I say f(x)=6.75+1.25sin(pi/3)

Am I right

Correct.

I believe it should have been

y = 7 + 1.5sin(pi/3)t

To determine if your formula for the depth of time in hours is correct, let's analyze the given information. We are told that the depth of water in the tank oscillates sinusoidally once every 6 hours, with the smallest depth being 5.5 feet and the largest depth being 8.5 feet.

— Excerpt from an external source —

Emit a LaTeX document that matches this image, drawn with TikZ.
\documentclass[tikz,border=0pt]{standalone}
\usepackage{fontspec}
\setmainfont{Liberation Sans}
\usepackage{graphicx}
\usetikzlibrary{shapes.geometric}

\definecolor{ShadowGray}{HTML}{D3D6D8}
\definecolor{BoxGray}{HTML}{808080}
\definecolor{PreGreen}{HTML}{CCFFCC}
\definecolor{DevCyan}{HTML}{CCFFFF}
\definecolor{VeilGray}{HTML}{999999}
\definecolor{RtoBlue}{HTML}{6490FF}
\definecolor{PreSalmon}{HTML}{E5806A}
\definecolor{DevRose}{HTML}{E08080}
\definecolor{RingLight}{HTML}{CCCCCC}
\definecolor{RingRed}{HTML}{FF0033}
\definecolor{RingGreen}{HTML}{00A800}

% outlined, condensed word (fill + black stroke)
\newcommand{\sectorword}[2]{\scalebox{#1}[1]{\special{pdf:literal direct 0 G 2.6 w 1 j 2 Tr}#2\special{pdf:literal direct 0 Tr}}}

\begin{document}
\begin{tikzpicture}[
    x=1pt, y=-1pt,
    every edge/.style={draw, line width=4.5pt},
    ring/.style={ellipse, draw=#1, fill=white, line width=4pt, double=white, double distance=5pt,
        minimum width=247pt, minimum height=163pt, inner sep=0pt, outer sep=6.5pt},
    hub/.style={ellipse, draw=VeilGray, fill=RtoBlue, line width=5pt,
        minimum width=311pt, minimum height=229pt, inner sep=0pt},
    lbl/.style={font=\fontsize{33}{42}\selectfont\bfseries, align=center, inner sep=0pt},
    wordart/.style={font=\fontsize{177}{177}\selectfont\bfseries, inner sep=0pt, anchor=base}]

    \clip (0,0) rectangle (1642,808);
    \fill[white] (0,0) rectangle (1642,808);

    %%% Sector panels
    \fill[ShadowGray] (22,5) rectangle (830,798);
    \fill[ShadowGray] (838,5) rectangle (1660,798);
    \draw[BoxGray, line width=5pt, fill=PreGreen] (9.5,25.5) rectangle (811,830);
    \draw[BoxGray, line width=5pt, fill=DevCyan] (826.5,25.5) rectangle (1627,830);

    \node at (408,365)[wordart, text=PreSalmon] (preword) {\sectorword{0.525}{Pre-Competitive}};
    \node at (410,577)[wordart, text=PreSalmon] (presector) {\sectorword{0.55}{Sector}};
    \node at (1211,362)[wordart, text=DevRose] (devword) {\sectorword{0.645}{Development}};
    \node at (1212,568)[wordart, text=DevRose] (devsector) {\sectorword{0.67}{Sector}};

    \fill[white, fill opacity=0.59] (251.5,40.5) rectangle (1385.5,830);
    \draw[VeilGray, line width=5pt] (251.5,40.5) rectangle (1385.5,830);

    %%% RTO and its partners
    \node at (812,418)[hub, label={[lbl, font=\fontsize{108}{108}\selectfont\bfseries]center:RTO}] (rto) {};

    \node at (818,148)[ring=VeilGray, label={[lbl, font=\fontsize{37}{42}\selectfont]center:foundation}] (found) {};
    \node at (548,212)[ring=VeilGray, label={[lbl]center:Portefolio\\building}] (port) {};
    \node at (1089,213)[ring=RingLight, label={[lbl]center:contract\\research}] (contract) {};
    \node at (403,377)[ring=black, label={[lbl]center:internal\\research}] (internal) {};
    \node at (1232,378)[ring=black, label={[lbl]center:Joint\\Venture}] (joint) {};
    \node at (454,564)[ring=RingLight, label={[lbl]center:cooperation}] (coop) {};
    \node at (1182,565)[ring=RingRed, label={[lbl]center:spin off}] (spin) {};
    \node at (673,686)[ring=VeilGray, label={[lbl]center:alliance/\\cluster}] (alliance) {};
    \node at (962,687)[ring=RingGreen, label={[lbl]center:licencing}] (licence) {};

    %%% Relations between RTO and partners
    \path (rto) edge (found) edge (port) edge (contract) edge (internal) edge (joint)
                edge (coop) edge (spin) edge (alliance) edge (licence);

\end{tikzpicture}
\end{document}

The general formula for a sinusoidal function is:
f(x) = A + Bsin(Cx + D)

In this case, we can assign the following values to the variables in the formula:
A = average depth = (smallest depth + largest depth) / 2 = (5.5 + 8.5) / 2 = 7 feet
B = amplitude = (largest depth - smallest depth) / 2 = (8.5 - 5.5) / 2 = 1.5 feet
C = frequency = 2π / period = 2π / 6 = π/3 (since the period is 6 hours and 2π represents a complete cycle)
D = phase shift = 0 (since we are not given any specific starting point)

Substituting these values into the general formula, we get:
f(x) = 7 + 1.5sin(π/3x)

Comparing this with your proposed formula f(x) = 6.75 + 1.25sin(π/3), we can see that they are quite similar, but there are slight differences in the constant terms. The average depth should be exactly 7 feet, not 6.75 feet, and the amplitude should be 1.5 feet, not 1.25 feet.

Therefore, the correct formula for the depth of time in hours would be:
f(x) = 7 + 1.5sin(π/3x)

So, your formula is close but not entirely accurate.